Research Value of PRI Sites
The emergence of PRI sites has raised several concerns among marketing organizations who are contemplating using research panels. One issue is whether these sites are contaminating panels with their sometimes aggressive promotional methods. This raises the question: Are PRI sites filling panels with members drawn to participate strictly because of the incentives being offered and who have little interest in providing good information?
While appearances may suggest that PRI sites have a negative influence on research panels, from a market research perspective this may not be the case. In fact, PRI sites may provide a useful service for research companies seeking to build research panels. In a short time PRI sites have the potential to deliver a large number of participants to a panel. But the number of participants, while crucial for operating a panel, is not the sign of a good panel. Instead, any research panel that bills itself as offering quality research must be scrutinized for the type of respondents that make up its panel. To be considered a useful research tool, a panel must be representative (i.e., share the same characteristics as those in market who are not part of the survey) of the market to be researched. Quality panels must also ensure that members are providing truthful information and not just answering questions or engaging in behavior just to get paid.
To ensure quality research, operators of legitimate panels will attempt to screen those forwarded by PRI sites. The level of screening is key to whether the research panel is one of quality. The best screening seeks to confirm a person’s intentions and verify their profile by such methods as follow-up phone calls, direct email correspondence or require completion of a highly detailed questionnaire. But screening efforts are expensive leading less reputable panels to simply accept what a person enters in their profile when they register (e.g., when first directed to the panel via a PRI site). Obviously, it would seem easy for someone whose primary purpose is to make money to scam panels that do little screening by simply entering bogus information when they register.

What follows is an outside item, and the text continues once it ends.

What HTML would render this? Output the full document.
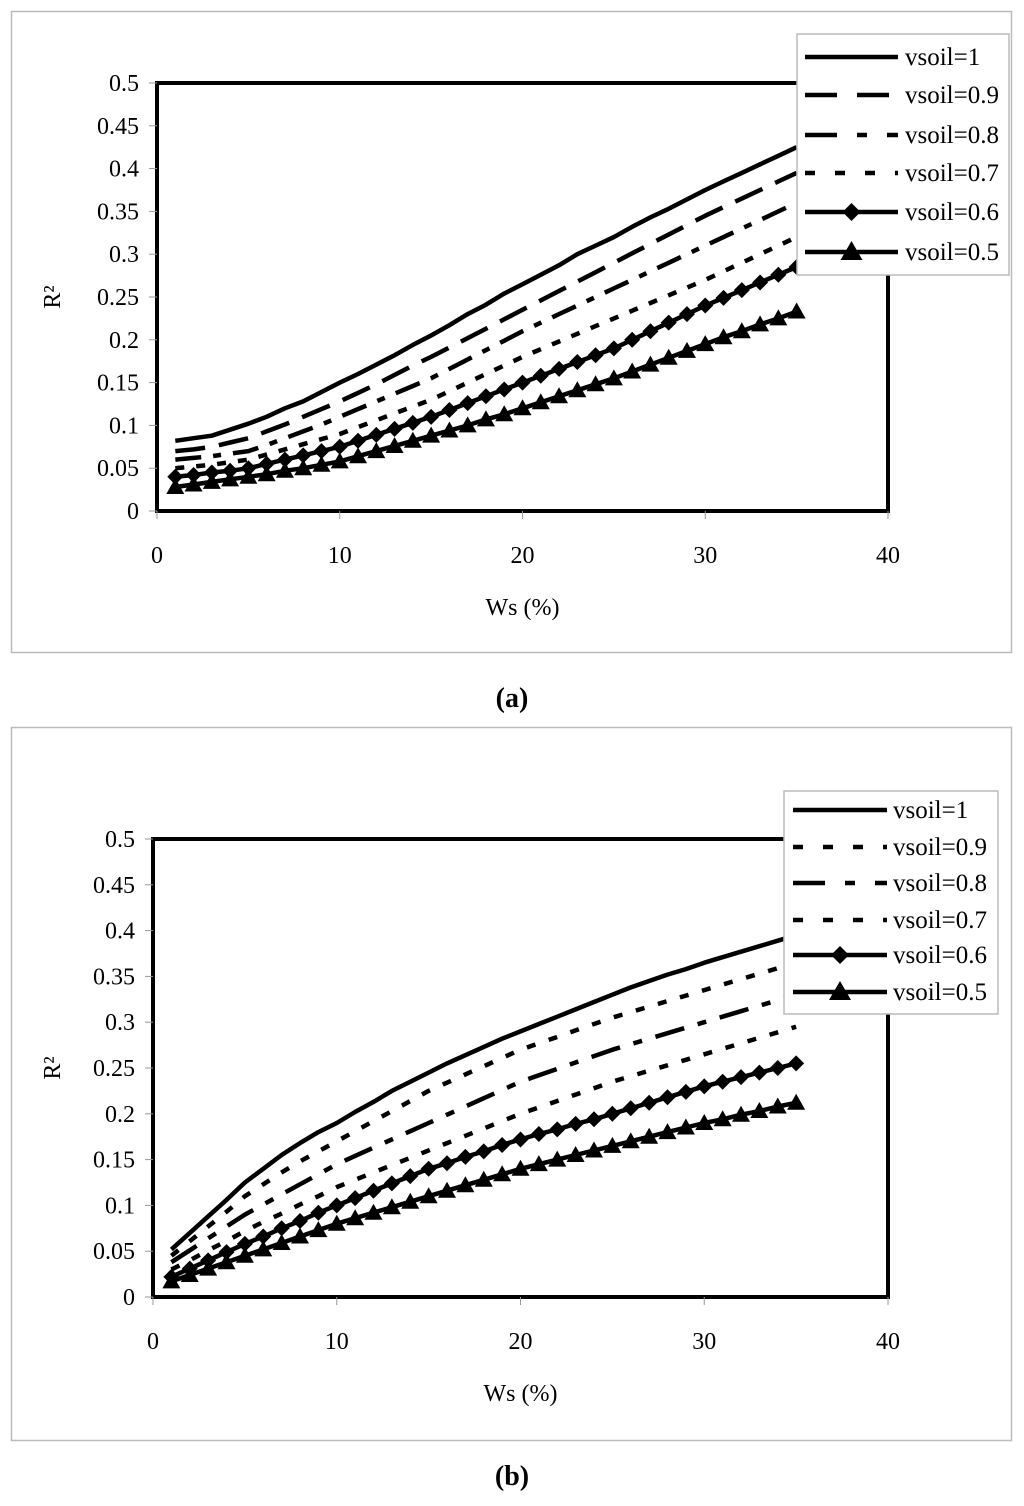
<!DOCTYPE html>
<html><head><meta charset="utf-8"><style>
body{margin:0;background:#fff;width:1024px;height:1506px;overflow:hidden}
svg{display:block;font-family:"Liberation Serif",serif}
</style></head><body>
<svg id="s" width="1024" height="1506" xmlns="http://www.w3.org/2000/svg"></svg>
<script>
const xs=[1,2,3,4,5,6,7,8,9,10,11,12,13,14,15,16,17,18,19,20,21,22,23,24,25,26,27,28,29,30,31,32,33,34,35];
const seriesNames=["vsoil=1","vsoil=0.9","vsoil=0.8","vsoil=0.7","vsoil=0.6","vsoil=0.5"];
const xTicks=[0,10,20,30,40];
const yTicks=[0,0.05,0.1,0.15,0.2,0.25,0.3,0.35,0.4,0.45,0.5];
const yTickLabels=["0","0.05","0.1","0.15","0.2","0.25","0.3","0.35","0.4","0.45","0.5"];
const a1=[0.082,0.085,0.088,0.095,0.102,0.11,0.12,0.128,0.139,0.15,0.16,0.171,0.182,0.194,0.205,0.217,0.23,0.241,0.254,0.265,0.276,0.287,0.3,0.31,0.32,0.332,0.343,0.353,0.364,0.375,0.385,0.395,0.405,0.415,0.425];
const a2=[0.07,0.072,0.075,0.08,0.085,0.093,0.101,0.11,0.119,0.128,0.138,0.148,0.159,0.17,0.18,0.191,0.202,0.213,0.224,0.235,0.246,0.257,0.268,0.279,0.29,0.301,0.312,0.323,0.334,0.345,0.355,0.365,0.375,0.385,0.395];
const a3=[0.06,0.062,0.064,0.067,0.07,0.077,0.085,0.093,0.101,0.11,0.119,0.128,0.137,0.146,0.155,0.166,0.177,0.188,0.199,0.21,0.22,0.23,0.24,0.25,0.26,0.27,0.28,0.29,0.3,0.31,0.32,0.33,0.34,0.35,0.36];
const a4=[0.05,0.052,0.054,0.057,0.06,0.066,0.072,0.078,0.084,0.09,0.098,0.106,0.114,0.122,0.13,0.14,0.15,0.16,0.17,0.18,0.189,0.198,0.207,0.216,0.225,0.234,0.243,0.252,0.261,0.27,0.28,0.29,0.3,0.31,0.32];
const a5=[0.04,0.042,0.045,0.047,0.05,0.055,0.06,0.065,0.07,0.075,0.082,0.089,0.096,0.103,0.11,0.118,0.126,0.134,0.142,0.15,0.158,0.166,0.174,0.182,0.19,0.2,0.21,0.22,0.23,0.24,0.249,0.258,0.267,0.276,0.285];
const a6=[0.028,0.031,0.034,0.037,0.04,0.043,0.047,0.05,0.054,0.058,0.064,0.07,0.076,0.082,0.088,0.094,0.1,0.107,0.113,0.12,0.127,0.134,0.141,0.148,0.155,0.163,0.171,0.179,0.187,0.195,0.203,0.21,0.218,0.225,0.233];
const b1=[0.052,0.07,0.088,0.106,0.125,0.14,0.155,0.168,0.18,0.19,0.202,0.213,0.225,0.235,0.245,0.255,0.264,0.273,0.282,0.29,0.298,0.306,0.314,0.322,0.33,0.338,0.345,0.352,0.358,0.365,0.371,0.377,0.383,0.389,0.395];
const b2=[0.045,0.061,0.077,0.093,0.11,0.123,0.136,0.148,0.159,0.17,0.181,0.192,0.203,0.214,0.225,0.234,0.243,0.252,0.261,0.27,0.277,0.284,0.291,0.298,0.305,0.311,0.317,0.323,0.329,0.335,0.341,0.347,0.353,0.359,0.365];
const b3=[0.038,0.051,0.064,0.077,0.09,0.101,0.112,0.123,0.134,0.145,0.154,0.163,0.172,0.181,0.19,0.199,0.208,0.217,0.226,0.235,0.242,0.249,0.256,0.263,0.27,0.276,0.282,0.288,0.294,0.3,0.306,0.312,0.318,0.324,0.33];
const b4=[0.03,0.04,0.051,0.061,0.072,0.082,0.091,0.101,0.11,0.12,0.128,0.136,0.144,0.152,0.16,0.168,0.176,0.184,0.192,0.2,0.207,0.214,0.221,0.228,0.235,0.241,0.247,0.253,0.259,0.265,0.271,0.277,0.283,0.289,0.295];
const b5=[0.022,0.031,0.04,0.049,0.058,0.066,0.075,0.083,0.092,0.1,0.108,0.116,0.124,0.132,0.14,0.146,0.153,0.159,0.166,0.172,0.178,0.183,0.189,0.194,0.2,0.206,0.212,0.218,0.224,0.23,0.235,0.24,0.245,0.25,0.255];
const b6=[0.017,0.024,0.031,0.038,0.045,0.052,0.059,0.066,0.073,0.08,0.086,0.092,0.098,0.104,0.11,0.116,0.122,0.128,0.134,0.14,0.145,0.15,0.155,0.16,0.165,0.17,0.175,0.18,0.185,0.19,0.194,0.199,0.203,0.208,0.212];

const NS="http://www.w3.org/2000/svg";
const svg=document.getElementById('s');
function mk(tag,attrs,parent){const e=document.createElementNS(NS,tag);for(const k in attrs)e.setAttribute(k,attrs[k]);(parent||svg).appendChild(e);return e;}

function chart(cfg){
  const g=mk('g',{});
  
  
  const X=v=>cfg.l+(v/40)*(cfg.r-cfg.l);
  const Y=v=>cfg.b-(v/0.5)*(cfg.b-cfg.t);
  const frame=mk('rect',{x:11.5,y:cfg.ft+0.5,width:1000,height:cfg.fb-cfg.ft,fill:'none',stroke:'#bbb','stroke-width':1.5},g);
  
  
  const pa=mk('rect',{x:cfg.l,y:cfg.t,width:cfg.r-cfg.l,height:cfg.b-cfg.t,fill:'none',stroke:'#000','stroke-width':4},g);
  
  
  yTicks.forEach((v,i)=>{
    mk('line',{x1:cfg.l-8,x2:cfg.l,y1:Y(v),y2:Y(v),stroke:'#999','stroke-width':1},g);
    const t=mk('text',{x:cfg.l-18,y:Y(v)+8,'text-anchor':'end','font-size':24},g);
    t.textContent=yTickLabels[i];
    
    
  });
  xTicks.forEach(v=>{
    mk('line',{x1:X(v),x2:X(v),y1:cfg.b,y2:cfg.b+8,stroke:'#999','stroke-width':1},g);
    const t=mk('text',{x:X(v),y:cfg.b+52,'text-anchor':'middle','font-size':24},g);
    t.textContent=String(v);
    
    
  });
  const xt=mk('text',{x:(cfg.l+cfg.r)/2,y:cfg.b+104,'text-anchor':'middle','font-size':24},g);
  xt.textContent='Ws (%)';
  
  
  const yc=(cfg.t+cfg.b)/2;
  const yt=mk('text',{x:60,y:yc,'text-anchor':'middle','font-size':24,transform:`rotate(-90 60 ${yc})`},g);
  yt.textContent='R²';
  
  
  cfg.series.forEach((vals,si)=>{
    const st=cfg.styles[si];
    const pts=xs.map((x,i)=>X(x).toFixed(1)+','+Y(vals[i]).toFixed(1)).join(' ');
    const pl=mk('polyline',{points:pts,fill:'none',stroke:'#000','stroke-width':4.5,'stroke-dasharray':st.dash||'none','stroke-linejoin':'round'},g);
    
    
    if(st.mark){
      xs.forEach((x,i)=>{
        const cx=X(x),cy=Y(vals[i]);
        const m=st.mark==='d'?mk('polygon',{points:`${cx},${cy-8} ${cx+8},${cy} ${cx},${cy+8} ${cx-8},${cy}`,fill:'#000'},g)
          :mk('polygon',{points:`${cx},${cy-9} ${cx+9},${cy+7} ${cx-9},${cy+7}`,fill:'#000'},g);
        
        
      });
    }
  });
  const lg=mk('g',{},g);
  
  
  const L=cfg.leg;
  mk('rect',{x:L.x,y:L.y,width:L.w,height:L.h,fill:'#fff',stroke:'#bbb','stroke-width':1.5},lg);
  seriesNames.forEach((n,i)=>{
    const ry=L.rows[i];const st=cfg.styles[i];
    mk('line',{x1:L.lx1,x2:L.lx2,y1:ry,y2:ry,stroke:'#000','stroke-width':4.5,'stroke-dasharray':st.ldash||st.dash||'none'},lg);
    const mx=(L.lx1+L.lx2)/2;
    if(st.mark==='d')mk('polygon',{points:`${mx},${ry-9} ${mx+9},${ry} ${mx},${ry+9} ${mx-9},${ry}`,fill:'#000'},lg);
    if(st.mark==='t')mk('polygon',{points:`${mx},${ry-11} ${mx+11},${ry+8} ${mx-11},${ry+8}`,fill:'#000'},lg);
    const t=mk('text',{x:L.tx,y:ry+8,'font-size':25},lg);
    t.textContent=n;
    
    
  });
  const cap=mk('text',{x:512,y:cfg.cap,'text-anchor':'middle','font-size':28,'font-weight':'bold'},g);
  cap.textContent=cfg.caption;
  
  
}

chart({name:'chart-a',l:157,r:888,t:83,b:511,ft:11,fb:652,cap:707,caption:'(a)',
  series:[a1,a2,a3,a4,a5,a6],
  styles:[{},{dash:'30 14',ldash:'32 20'},{dash:'26 12 8 12',ldash:'32 20 10 20'},{dash:'9 12',ldash:'10 20'},{mark:'d'},{mark:'t'}],
  leg:{x:797,y:34,w:212,h:241,rows:[57,95,135,173,212,252],lx1:805,lx2:898,tx:905}});
chart({name:'chart-b',l:153,r:888,t:839,b:1297,ft:727,fb:1440,cap:1485,caption:'(b)',
  series:[b1,b2,b3,b4,b5,b6],
  styles:[{},{dash:'9 14',ldash:'10 20'},{dash:'30 14 9 14',ldash:'32 20 10 20'},{dash:'9 14',ldash:'10 20'},{mark:'d'},{mark:'t'}],
  leg:{x:784,y:791,w:214,h:223,rows:[810,847,883,920,955,992],lx1:793,lx2:887,tx:893}});
</script>
</body></html>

For panels doing little screening it may be a stretch to consider what they do as contributing to producing quality market research since their base of respondents may be neither representative of the market nor offer truthful responses. It is safe to say these sites are almost never involved in highly scientific research and, consequently, the information they produce is not very useful. Instead, much of this research is used to produce “eye-candy” statistics, charts and graphs that may appear on promotional materials, advertising or websites for the company but are not grounded in good research techniques.
Thus, when it comes to research quality, marketing organizations looking to use a panel for research should not be as concerned with whether a member of a research panel was recruited through PRI sites but whether the panel is making efforts to effectively screen those directed there by a PRI site. Marketers should not use a panel that undertakes little screening if they intend to conduct good research.
Ethical Business Activity
In addition to questions concerning PRI sites value in benefiting market research, ethical issues have also been raised in regards to PRI sites charging for their services. The ethical concerns of PRI sites are arguably more concerning than whether these sites contribute to quality research since such concerns are directed at PRI sites’ own business practices. But evaluating ethical behavior can be a tricky thing since what is right and wrong differs depending on such factors as: nationality, culture, and even industry. Because the issue is a complex one, let’s evaluate the ethics of PRI sites in terms of commonly accepted standards in the U.S. Keep in mind things may be different in other parts of the world.
To understand the ethical issues surrounding PRI sites, it is useful to look to the Council of American Survey Research Organizations (CASRO), a trade group whose mission includes promoting ethical practices within the survey industry. A scan of the Membership Directory shows that it contains most of the major market research firms operating in the United States as well as many that operate internationally.
CASRO members agree to abide by the organization’s Code of Standards and Ethics for Survey Research. Reading this code should be a requirement of all market researchers, whether they are members of CASRO or not. The code includes information on market researcher’s responsibilities to clients and respondents. Some of the most notable statements include:
- Information gained from respondents should not be used “for individual marketing efforts and that no action can be taken toward an individual respondent simply because of his or her participation in the survey.”
- Market researchers are in violation of the code if they use “deceptive practices and misrepresentation, such as using research as a guise for sales or solicitation purposes.”
- In relation to survey research that recruits respondents or distributes surveys via email, the code prohibits researchers “from using any subterfuge in obtaining email addresses of potential respondents, such as collecting email addresses from public domains, using technologies or techniques to collect email addresses without individuals’ awareness, and collecting email addresses under the guise of some other activity.”
- If a researcher hires others to do the work, the research must ensure that the subcontractors “are aware of and agree to maintain and respect Respondent confidentiality whenever the identity of Respondents or Respondent-identifiable information is disclosed to such entities.”
Reading these statements, as well as the rest of the code, it would seem PRI sites are running afoul of the CASRO ethics code especially since they are making money off the participants which appears to be a violation of the no “individual marketing efforts” statement. Yet there are at least two reasons why PRI sites do not cross the line on ethical policies established by CASRO. First, these sites are not per se research sites; they are agents that bring research companies together with respondents. While their mechanism for locating respondents may be questionable since they are charging customers to participate, this itself may not necessarily be a violation of the code, especially if these sites are not violating privacy issues laid out in the code.
Second, most sites that engage in pay-to-participate methods to attract respondents are probably not members of CASRO, so technically speaking, CASRO’s ethics policy would not apply to them. This is not to suggest that these sites are not involved in unethical practices, some may be. In fact, there have been several reports in the past about such sites being spam centers through their collection of users’ email addresses or worse perpetrating fraud by gaining access to registrants’ credit card information.
Overall, reputable PRI sites are probably not performing unethical business activity and they may actually help in the market research process. The lesson for marketers looking to use research panels is to focus more attention on the quality of the panel than whether panel members were recruited through PRI sites.